PODESTA: What’s happened is people understand energy is a national problem that needs a national solution. And I think that what is gonna be essential is that state sensibilities are taken into account. But it has to feed into a national system. If we had had the same attitude in 1950s about every road needs to be only thought about by local communities we’d have never built the interstate highway system.
YOUNG: Podesta calls the current patchwork of state regulations “byzantine, balkanized and broken.”
But state officials are leery of a federal approach that would put them on the sidelines. Fred Butler directs the National Association of Regulated Utility Commissioners. The commissioners oppose more federal control. But Butler can also read the writing on the political wall and says his group is reconsidering.
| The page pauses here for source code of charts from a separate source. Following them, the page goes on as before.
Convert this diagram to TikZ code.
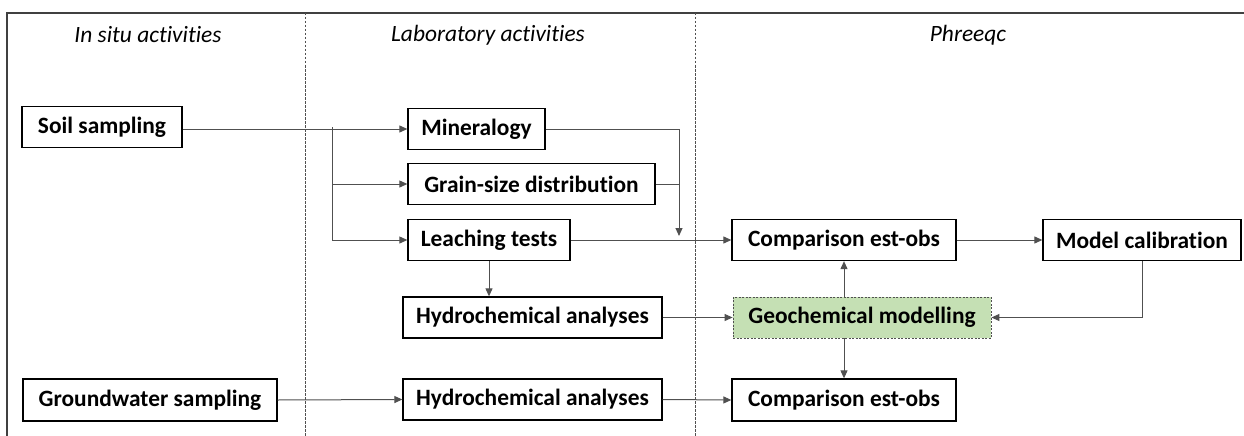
\documentclass[tikz,border=0pt]{standalone}
\usepackage{fontspec}
\setmainfont{Carlito}[Ligatures=NoCommon]
\usetikzlibrary{arrows.meta}
\definecolor{geogreen}{HTML}{C5E0B4}
\definecolor{linegray}{HTML}{505050}
\tikzset{
  box/.style={draw=black, line width=1.3pt, minimum height=41pt, inner sep=0pt, font=\fontsize{23.4}{26}\selectfont\bfseries},
  geobox/.style={box, draw=linegray, line width=0.8pt, dash pattern=on 2pt off 1.5pt, fill=geogreen},
  arr/.style={draw=linegray, line width=1pt, -{Triangle[length=8pt,width=7pt]}},
  ln/.style={draw=linegray, line width=1pt},
  hdr/.style={font=\fontsize{23.4}{26}\selectfont\itshape},
  sep/.style={draw=linegray, line width=0.7pt, dash pattern=on 2.5pt off 1.5pt},
}
\begin{document}
\begin{tikzpicture}[x=1pt,y=-1pt]
\useasboundingbox (0,0) rectangle (1244,436);
% frame
\draw[draw=black!75, line width=2pt] (7,436) -- (7,13) -- (1244,13);
\draw[sep] (305,13) -- (305,436);
\draw[sep] (695,13) -- (695,436);
% headers
\node[hdr] (h1) at (148,35) {In situ activities};
\node[hdr] (h2) at (488,35) {Laboratory activities};
\node[hdr] (h3) at (968,35) {Phreeqc};
% boxes
\node[box, minimum width=160pt] (soil) at (102,127) {Soil sampling};
\node[box, minimum width=137pt] (miner) at (476.5,129) {Mineralogy};
\node[box, minimum width=247pt] (grain) at (531.5,184) {Grain-size distribution};
\node[box, minimum width=162pt] (leach) at (489,240) {Leaching tests};
\node[box, minimum width=259pt] (hydro1) at (532.5,317.5) {Hydrochemical analyses};
\node[box, minimum width=224pt] (comp1) at (844,240) {Comparison est-obs};
\node[box, minimum width=198pt] (model) at (1142,240) {Model calibration};
\node[geobox, minimum width=258pt] (geo) at (862,317.5) {Geochemical modelling};
\node[box, minimum width=224pt, minimum height=42pt] (comp2) at (844,400) {Comparison est-obs};
\node[box, minimum width=254pt, minimum height=42pt] (gw) at (150,400) {Groundwater sampling};
\node[box, minimum width=259pt] (hydro2) at (532.5,399.5) {Hydrochemical analyses};
% connectors
\coordinate (br) at (332,127);
\coordinate (mj) at (679,236);
\draw[arr] (soil.east |- miner.west) -- (miner.west);
\draw[arr] (br) |- (grain.west);
\draw[arr] (br) |- (leach.west);
\draw[arr] (miner.east) -| (mj);
\draw[ln] (grain.east) -- (grain.east -| mj);
\draw[arr] (leach.east) -- (comp1.west);
\draw[arr] (leach.south) -- (leach.south |- hydro1.north);
\draw[arr] (hydro1.east) -- (geo.west);
\draw[arr] (comp1.east) -- (model.west);
\draw[arr] (model.south) |- (geo.east);
\draw[arr] (geo.north -| comp1.south) -- (comp1.south);
\draw[arr] (geo.south -| comp2.north) -- (comp2.north);
\draw[arr] (gw.east) -- (hydro2.west);
\draw[arr] (hydro2.east) -- (comp2.west);
\end{tikzpicture}
\end{document}
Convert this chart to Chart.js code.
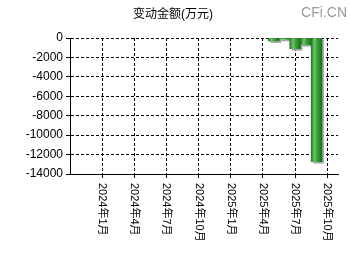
<!DOCTYPE html>
<html>
<head>
<meta charset="utf-8">
<script src="https://cdn.jsdelivr.net/npm/chart.js@4/dist/chart.umd.min.js"></script>
<style>
    html, body { margin: 0; padding: 0; background: #fff; }
    #wrap { width: 350px; height: 260px; }
</style>
</head>
<body>
<div id="wrap"><canvas id="barChart" width="350" height="260"></canvas></div>
<script>
// months with a value, and the change amount (万元)
var months = ['2025-05', '2025-06', '2025-07', '2025-08', '2025-09'];
var values = [-300, -130, -1100, -680, -12720];

// x axis runs from 2023-10 to 2025-11, one unit per month
var axisStart = '2023-10';
var axisEnd = '2025-11';
var tickMonths = ['2024-01', '2024-04', '2024-07', '2024-10', '2025-01', '2025-04', '2025-07', '2025-10'];
var tickLabels = ['2024年1月', '2024年4月', '2024年7月', '2024年10月', '2025年1月', '2025年4月', '2025年7月', '2025年10月'];

var yTicks = [0, -2000, -4000, -6000, -8000, -10000, -12000, -14000];

function monthIndex(s) {
    var p = s.split('-');
    var b = axisStart.split('-');
    return (+p[0] - +b[0]) * 12 + (+p[1] - +b[1]);
}

var points = months.map(function (m, i) {
    return { x: monthIndex(m), y: values[i] };
});

var font = 'Arial, "Liberation Sans", "Noto Sans CJK SC", sans-serif';

// gray drop shadow behind bars, then title, watermark and rotated x labels
var extras = {
    id: 'extras',
    beforeDatasetsDraw: function (chart) {
        var ctx = chart.ctx;
        ctx.save();
        ctx.fillStyle = '#a8a8a8';
        chart.getDatasetMeta(0).data.forEach(function (bar) {
            var left = bar.x - bar.width / 2;
            ctx.fillRect(left + 2, bar.base + 1, bar.width, bar.y - bar.base + 1);
        });
        ctx.restore();
    },
    afterDraw: function (chart) {
        var ctx = chart.ctx;
        var xs = chart.scales.x;
        ctx.save();
        ctx.fillStyle = '#000';
        ctx.font = '12px ' + font;
        ctx.textAlign = 'center';
        ctx.textBaseline = 'middle';
        ctx.fillText('变动金额(万元)', 173, 15);

        ctx.fillStyle = '#9a9a9a';
        ctx.font = '14px ' + font;
        ctx.textAlign = 'right';
        ctx.fillText('CFi.CN', 347, 13);

        ctx.fillStyle = '#000';
        ctx.font = '11px ' + font;
        ctx.textAlign = 'left';
        ctx.textBaseline = 'middle';
        tickMonths.forEach(function (m, i) {
            var x = xs.getPixelForValue(monthIndex(m));
            ctx.save();
            ctx.translate(x, xs.top + 9);
            ctx.rotate(Math.PI / 2);
            ctx.fillText(tickLabels[i], 0, 0);
            ctx.restore();
        });
        ctx.restore();
    }
};

// horizontal shading across each bar, placed with the x scale
function barGradient(context) {
    var chart = context.chart;
    var xs = chart.scales.x;
    if (!chart.chartArea || !xs || !context.raw) return '#3a9a3a';
    var cx = xs.getPixelForValue(context.raw.x);
    var half = (xs.getPixelForValue(1) - xs.getPixelForValue(0)) / 2;
    if (!isFinite(cx) || !isFinite(half)) return '#3a9a3a';
    var g = chart.ctx.createLinearGradient(cx - half, 0, cx + half, 0);
    g.addColorStop(0, '#1f7a22');
    g.addColorStop(0.3, '#6cc865');
    g.addColorStop(0.55, '#3aa43a');
    g.addColorStop(1, '#1d6b1f');
    return g;
}

var ctx = document.getElementById('barChart').getContext('2d');
var myBarChart = new Chart(ctx, {
    type: 'bar',
    data: {
        datasets: [{
            data: points,
            backgroundColor: barGradient,
            borderWidth: 0,
            barPercentage: 1,
            categoryPercentage: 1
        }]
    },
    plugins: [extras],
    options: {
        responsive: false,
        animation: false,
        layout: { padding: { top: 38, right: 12, left: 0, bottom: 0 } },
        plugins: {
            legend: { display: false },
            tooltip: { enabled: false }
        },
        scales: {
            x: {
                type: 'linear',
                min: 0,
                max: monthIndex(axisEnd),
                offset: false,
                afterBuildTicks: function (scale) {
                    scale.ticks = tickMonths.map(function (m) { return { value: monthIndex(m) }; });
                },
                afterFit: function (scale) { scale.height = 86; },
                ticks: { display: false },
                grid: {
                    offset: false,
                    color: '#000',
                    lineWidth: 1,
                    drawTicks: true,
                    tickLength: 4,
                    tickBorderDash: [],
                    tickColor: '#000'
                },
                border: { color: '#000', width: 1, dash: [3, 2] }
            },
            y: {
                min: -14000,
                max: 0,
                afterBuildTicks: function (scale) {
                    scale.ticks = yTicks.map(function (v) { return { value: v }; });
                },
                afterFit: function (scale) { scale.width = 70; },
                ticks: {
                    color: '#000',
                    font: { size: 12, family: font },
                    padding: 3,
                    callback: function (v) { return String(v); }
                },
                grid: {
                    color: '#000',
                    lineWidth: 1,
                    tickLength: 4,
                    tickBorderDash: [],
                    tickColor: '#000'
                },
                border: { color: '#000', width: 1, dash: [3, 2] }
            }
        }
    }
});
</script>
</body>
</html>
BUTLER: We kind of see this movement gaining some momentum and we want to be at the table to discuss it. So if our position is no, no, no, a thousand times no, then we kind of feel that we might not be part of the discussion.
YOUNG: One thing is sure: All these tough questions about how to best plan, permit and pay for clean energy transmission will no longer be in the political shadows. They’ll be front and center as congress considers a bill by Senator Reid that would give the federal government a greater role.
REID: You should be aware that what we’re talking about doing is making it possible for this energy that we’re creating all over the United States to take it where it’s needed. But we’re going to move beyond – and that’s part of the conversation today – one state being able to hold up forever something that needs to be done for the rest of the country.
YOUNG: And as for concerns from state officials, well, Reid, a former boxer, made it clear he’s ready to flex some muscle.
REID: Whatever we pass at the federal level trumps all that. Okay?
YOUNG: Reid’s proposal is winning early support from clean energy advocates, who call it a nice balance of state and local input and federal authority to get projects done. But it could still be a tough sell on Capitol Hill where lawmakers want to make sure their voters back home still have some power over power line decisions.
For Living on Earth, I’m Jeff Young in Washington.